STATED PROBLEM
Go from the first line to the line with "62, 65, 68];" and return those lines verbatim, ends included.

COLLECTED DATA

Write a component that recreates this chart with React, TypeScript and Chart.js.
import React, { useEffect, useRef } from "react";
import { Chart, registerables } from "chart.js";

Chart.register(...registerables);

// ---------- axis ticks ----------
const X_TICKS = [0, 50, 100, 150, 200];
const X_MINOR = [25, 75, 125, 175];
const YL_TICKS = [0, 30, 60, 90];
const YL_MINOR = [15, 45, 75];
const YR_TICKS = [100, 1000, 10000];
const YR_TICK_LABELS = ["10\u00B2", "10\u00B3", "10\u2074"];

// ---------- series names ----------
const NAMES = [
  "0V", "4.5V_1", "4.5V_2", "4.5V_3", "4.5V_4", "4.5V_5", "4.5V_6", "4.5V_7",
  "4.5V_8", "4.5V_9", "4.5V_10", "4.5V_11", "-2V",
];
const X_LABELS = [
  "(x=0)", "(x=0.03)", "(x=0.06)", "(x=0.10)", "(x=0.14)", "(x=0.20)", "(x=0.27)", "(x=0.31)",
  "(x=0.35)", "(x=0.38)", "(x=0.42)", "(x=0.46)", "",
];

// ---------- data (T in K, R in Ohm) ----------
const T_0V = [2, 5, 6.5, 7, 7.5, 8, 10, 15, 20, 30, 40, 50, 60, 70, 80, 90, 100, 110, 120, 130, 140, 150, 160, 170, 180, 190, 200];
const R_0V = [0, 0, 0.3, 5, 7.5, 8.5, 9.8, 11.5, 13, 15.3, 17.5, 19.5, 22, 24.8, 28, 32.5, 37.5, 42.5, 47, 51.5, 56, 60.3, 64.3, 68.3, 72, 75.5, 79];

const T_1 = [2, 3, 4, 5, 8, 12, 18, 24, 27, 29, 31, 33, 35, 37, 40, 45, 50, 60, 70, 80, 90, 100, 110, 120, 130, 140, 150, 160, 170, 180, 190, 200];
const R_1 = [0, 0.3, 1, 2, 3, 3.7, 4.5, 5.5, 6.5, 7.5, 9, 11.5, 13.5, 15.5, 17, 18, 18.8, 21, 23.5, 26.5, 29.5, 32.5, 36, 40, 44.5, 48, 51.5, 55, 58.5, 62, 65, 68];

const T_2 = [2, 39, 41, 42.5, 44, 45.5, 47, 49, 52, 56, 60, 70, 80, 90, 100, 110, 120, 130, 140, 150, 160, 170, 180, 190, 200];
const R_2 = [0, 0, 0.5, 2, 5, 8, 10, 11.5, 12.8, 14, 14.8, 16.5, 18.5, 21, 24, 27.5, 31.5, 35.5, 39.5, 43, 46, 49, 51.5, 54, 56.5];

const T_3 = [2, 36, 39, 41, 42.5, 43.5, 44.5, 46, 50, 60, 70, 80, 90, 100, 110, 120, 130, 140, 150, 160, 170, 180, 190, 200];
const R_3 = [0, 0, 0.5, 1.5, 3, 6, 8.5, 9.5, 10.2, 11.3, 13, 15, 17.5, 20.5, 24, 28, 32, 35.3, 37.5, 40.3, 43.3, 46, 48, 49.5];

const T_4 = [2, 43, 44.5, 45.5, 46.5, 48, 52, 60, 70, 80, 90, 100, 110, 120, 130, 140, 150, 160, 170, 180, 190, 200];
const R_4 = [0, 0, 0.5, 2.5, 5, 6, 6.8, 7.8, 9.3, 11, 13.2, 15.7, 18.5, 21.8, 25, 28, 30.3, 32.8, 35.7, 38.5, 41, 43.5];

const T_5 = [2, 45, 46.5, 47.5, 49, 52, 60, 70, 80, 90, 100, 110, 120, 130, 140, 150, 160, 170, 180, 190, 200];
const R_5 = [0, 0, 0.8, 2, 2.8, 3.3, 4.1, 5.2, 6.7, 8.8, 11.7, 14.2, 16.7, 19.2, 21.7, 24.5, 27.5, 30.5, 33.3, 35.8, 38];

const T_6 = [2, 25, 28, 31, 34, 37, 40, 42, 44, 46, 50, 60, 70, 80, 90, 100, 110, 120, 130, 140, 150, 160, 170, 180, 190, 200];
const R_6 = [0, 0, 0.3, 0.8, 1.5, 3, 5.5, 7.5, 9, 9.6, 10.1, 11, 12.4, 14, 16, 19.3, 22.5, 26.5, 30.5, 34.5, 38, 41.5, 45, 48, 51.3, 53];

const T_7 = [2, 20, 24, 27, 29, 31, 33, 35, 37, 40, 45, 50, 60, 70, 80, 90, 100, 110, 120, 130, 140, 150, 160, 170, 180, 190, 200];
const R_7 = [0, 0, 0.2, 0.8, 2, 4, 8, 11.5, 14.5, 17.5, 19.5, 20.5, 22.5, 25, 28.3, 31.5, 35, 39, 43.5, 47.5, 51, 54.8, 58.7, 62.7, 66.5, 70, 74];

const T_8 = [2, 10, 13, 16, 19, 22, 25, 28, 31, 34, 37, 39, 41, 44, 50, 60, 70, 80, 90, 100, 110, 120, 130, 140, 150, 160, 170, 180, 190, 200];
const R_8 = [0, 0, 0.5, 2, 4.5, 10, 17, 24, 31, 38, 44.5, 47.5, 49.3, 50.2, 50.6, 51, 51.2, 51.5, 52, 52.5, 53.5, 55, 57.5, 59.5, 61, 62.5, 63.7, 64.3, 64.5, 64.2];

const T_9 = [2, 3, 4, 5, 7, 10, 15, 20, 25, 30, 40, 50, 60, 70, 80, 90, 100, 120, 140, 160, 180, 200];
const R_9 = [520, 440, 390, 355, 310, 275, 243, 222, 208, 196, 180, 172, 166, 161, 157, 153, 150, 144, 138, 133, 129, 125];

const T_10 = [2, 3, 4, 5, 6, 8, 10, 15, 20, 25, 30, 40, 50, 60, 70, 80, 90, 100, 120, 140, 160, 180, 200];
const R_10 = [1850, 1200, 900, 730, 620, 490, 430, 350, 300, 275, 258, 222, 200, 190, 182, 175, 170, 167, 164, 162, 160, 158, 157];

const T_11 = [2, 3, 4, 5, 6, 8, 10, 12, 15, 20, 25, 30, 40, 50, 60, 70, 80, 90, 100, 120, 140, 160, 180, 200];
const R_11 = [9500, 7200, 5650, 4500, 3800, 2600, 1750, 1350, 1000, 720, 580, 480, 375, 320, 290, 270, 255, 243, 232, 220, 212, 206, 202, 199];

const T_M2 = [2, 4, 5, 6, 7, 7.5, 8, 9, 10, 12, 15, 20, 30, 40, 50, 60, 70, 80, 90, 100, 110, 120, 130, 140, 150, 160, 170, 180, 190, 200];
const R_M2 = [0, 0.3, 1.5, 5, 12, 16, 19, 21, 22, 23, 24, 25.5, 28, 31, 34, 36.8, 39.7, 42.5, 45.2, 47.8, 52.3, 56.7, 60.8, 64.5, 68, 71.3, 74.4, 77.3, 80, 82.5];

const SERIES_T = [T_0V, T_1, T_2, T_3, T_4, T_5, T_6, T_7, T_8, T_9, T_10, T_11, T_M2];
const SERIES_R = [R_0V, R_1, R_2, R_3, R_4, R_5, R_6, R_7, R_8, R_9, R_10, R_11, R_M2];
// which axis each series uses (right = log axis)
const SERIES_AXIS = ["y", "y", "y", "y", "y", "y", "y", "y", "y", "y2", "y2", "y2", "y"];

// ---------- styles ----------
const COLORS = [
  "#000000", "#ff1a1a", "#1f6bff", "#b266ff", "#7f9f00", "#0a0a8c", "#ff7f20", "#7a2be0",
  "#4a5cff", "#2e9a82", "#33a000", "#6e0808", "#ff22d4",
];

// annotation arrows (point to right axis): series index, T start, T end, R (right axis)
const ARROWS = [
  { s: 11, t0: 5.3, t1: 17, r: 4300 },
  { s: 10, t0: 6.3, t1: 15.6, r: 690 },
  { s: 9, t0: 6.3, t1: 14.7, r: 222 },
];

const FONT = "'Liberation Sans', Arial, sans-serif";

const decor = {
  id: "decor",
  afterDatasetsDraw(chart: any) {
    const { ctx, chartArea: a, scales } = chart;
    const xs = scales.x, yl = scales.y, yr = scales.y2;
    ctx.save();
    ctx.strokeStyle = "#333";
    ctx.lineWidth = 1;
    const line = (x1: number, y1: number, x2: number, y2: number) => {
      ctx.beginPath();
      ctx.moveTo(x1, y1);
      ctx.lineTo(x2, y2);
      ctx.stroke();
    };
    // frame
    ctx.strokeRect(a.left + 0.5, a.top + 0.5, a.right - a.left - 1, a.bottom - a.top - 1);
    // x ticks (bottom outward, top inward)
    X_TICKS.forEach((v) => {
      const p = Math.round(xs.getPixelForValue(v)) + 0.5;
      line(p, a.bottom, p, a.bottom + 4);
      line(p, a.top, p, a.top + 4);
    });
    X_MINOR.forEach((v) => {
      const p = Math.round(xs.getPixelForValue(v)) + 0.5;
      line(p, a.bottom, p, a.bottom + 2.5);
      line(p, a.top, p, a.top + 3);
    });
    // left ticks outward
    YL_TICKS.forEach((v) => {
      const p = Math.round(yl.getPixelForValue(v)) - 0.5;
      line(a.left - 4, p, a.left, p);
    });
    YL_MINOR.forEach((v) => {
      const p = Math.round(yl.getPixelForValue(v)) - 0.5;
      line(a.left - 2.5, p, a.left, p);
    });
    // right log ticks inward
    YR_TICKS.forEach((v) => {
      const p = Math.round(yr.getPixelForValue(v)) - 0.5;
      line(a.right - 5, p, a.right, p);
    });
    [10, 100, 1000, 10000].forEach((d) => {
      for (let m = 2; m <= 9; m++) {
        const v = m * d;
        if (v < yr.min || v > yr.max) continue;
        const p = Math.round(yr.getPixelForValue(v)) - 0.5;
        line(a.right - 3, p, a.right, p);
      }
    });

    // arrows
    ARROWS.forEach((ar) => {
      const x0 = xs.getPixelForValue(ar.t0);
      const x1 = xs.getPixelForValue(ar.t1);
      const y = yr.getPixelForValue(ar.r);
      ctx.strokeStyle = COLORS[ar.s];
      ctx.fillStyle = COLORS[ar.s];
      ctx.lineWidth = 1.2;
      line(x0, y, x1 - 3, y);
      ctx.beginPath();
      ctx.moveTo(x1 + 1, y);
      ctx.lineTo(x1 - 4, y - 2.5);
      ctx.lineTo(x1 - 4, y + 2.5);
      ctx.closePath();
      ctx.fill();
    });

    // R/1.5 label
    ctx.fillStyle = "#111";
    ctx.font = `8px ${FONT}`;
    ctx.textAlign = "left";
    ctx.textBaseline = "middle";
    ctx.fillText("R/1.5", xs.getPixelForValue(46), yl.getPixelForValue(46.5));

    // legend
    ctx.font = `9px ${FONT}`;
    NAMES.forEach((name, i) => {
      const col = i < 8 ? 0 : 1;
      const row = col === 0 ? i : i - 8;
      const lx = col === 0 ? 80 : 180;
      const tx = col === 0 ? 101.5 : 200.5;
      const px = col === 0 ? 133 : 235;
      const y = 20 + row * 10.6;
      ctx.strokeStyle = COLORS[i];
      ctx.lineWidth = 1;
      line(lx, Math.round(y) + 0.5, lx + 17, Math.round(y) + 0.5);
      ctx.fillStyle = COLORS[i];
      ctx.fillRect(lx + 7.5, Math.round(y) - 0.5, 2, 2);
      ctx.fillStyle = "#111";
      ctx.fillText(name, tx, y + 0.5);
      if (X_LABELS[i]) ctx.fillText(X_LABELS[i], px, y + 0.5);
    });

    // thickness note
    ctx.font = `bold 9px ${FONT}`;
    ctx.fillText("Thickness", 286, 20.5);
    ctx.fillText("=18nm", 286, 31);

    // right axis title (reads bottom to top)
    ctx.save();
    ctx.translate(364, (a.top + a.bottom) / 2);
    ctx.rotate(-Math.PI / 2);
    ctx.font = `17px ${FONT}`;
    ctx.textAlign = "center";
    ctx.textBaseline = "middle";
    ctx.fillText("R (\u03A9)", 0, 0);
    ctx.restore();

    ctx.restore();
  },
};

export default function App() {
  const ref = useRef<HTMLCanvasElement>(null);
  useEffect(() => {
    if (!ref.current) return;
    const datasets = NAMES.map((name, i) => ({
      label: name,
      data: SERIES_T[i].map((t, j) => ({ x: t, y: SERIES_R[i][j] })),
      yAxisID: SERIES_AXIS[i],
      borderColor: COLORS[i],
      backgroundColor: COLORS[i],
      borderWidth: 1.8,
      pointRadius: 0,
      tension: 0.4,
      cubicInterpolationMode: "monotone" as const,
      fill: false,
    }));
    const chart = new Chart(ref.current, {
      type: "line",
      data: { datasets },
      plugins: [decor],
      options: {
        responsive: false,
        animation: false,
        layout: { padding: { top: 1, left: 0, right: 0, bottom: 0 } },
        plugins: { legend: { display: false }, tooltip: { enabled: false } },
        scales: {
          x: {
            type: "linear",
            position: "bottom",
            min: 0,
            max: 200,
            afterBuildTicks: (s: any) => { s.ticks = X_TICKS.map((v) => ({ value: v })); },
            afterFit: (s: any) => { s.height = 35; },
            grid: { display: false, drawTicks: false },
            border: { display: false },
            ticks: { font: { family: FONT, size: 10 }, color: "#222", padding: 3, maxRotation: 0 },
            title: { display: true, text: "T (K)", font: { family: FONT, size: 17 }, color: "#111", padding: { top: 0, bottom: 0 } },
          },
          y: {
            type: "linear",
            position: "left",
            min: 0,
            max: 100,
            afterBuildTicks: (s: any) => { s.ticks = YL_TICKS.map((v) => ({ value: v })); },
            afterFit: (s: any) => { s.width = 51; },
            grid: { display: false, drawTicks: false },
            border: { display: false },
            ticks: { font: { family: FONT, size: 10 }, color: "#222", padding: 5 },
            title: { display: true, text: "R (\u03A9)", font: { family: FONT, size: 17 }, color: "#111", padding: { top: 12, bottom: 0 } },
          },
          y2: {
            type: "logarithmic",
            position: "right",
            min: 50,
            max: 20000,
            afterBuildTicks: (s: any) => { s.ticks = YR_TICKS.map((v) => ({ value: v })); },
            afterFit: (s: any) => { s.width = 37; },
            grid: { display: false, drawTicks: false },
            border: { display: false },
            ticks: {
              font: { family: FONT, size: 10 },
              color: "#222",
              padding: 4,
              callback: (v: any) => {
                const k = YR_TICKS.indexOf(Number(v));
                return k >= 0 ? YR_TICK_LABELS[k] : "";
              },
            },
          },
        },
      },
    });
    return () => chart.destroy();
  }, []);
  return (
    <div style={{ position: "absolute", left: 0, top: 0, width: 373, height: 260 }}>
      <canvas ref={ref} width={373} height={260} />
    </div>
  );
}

THE RESULT
Write a component that recreates this chart with React, TypeScript and Chart.js.
import React, { useEffect, useRef } from "react";
import { Chart, registerables } from "chart.js";

Chart.register(...registerables);

// ---------- axis ticks ----------
const X_TICKS = [0, 50, 100, 150, 200];
const X_MINOR = [25, 75, 125, 175];
const YL_TICKS = [0, 30, 60, 90];
const YL_MINOR = [15, 45, 75];
const YR_TICKS = [100, 1000, 10000];
const YR_TICK_LABELS = ["10\u00B2", "10\u00B3", "10\u2074"];

// ---------- series names ----------
const NAMES = [
  "0V", "4.5V_1", "4.5V_2", "4.5V_3", "4.5V_4", "4.5V_5", "4.5V_6", "4.5V_7",
  "4.5V_8", "4.5V_9", "4.5V_10", "4.5V_11", "-2V",
];
const X_LABELS = [
  "(x=0)", "(x=0.03)", "(x=0.06)", "(x=0.10)", "(x=0.14)", "(x=0.20)", "(x=0.27)", "(x=0.31)",
  "(x=0.35)", "(x=0.38)", "(x=0.42)", "(x=0.46)", "",
];

// ---------- data (T in K, R in Ohm) ----------
const T_0V = [2, 5, 6.5, 7, 7.5, 8, 10, 15, 20, 30, 40, 50, 60, 70, 80, 90, 100, 110, 120, 130, 140, 150, 160, 170, 180, 190, 200];
const R_0V = [0, 0, 0.3, 5, 7.5, 8.5, 9.8, 11.5, 13, 15.3, 17.5, 19.5, 22, 24.8, 28, 32.5, 37.5, 42.5, 47, 51.5, 56, 60.3, 64.3, 68.3, 72, 75.5, 79];

const T_1 = [2, 3, 4, 5, 8, 12, 18, 24, 27, 29, 31, 33, 35, 37, 40, 45, 50, 60, 70, 80, 90, 100, 110, 120, 130, 140, 150, 160, 170, 180, 190, 200];
const R_1 = [0, 0.3, 1, 2, 3, 3.7, 4.5, 5.5, 6.5, 7.5, 9, 11.5, 13.5, 15.5, 17, 18, 18.8, 21, 23.5, 26.5, 29.5, 32.5, 36, 40, 44.5, 48, 51.5, 55, 58.5, 62, 65, 68];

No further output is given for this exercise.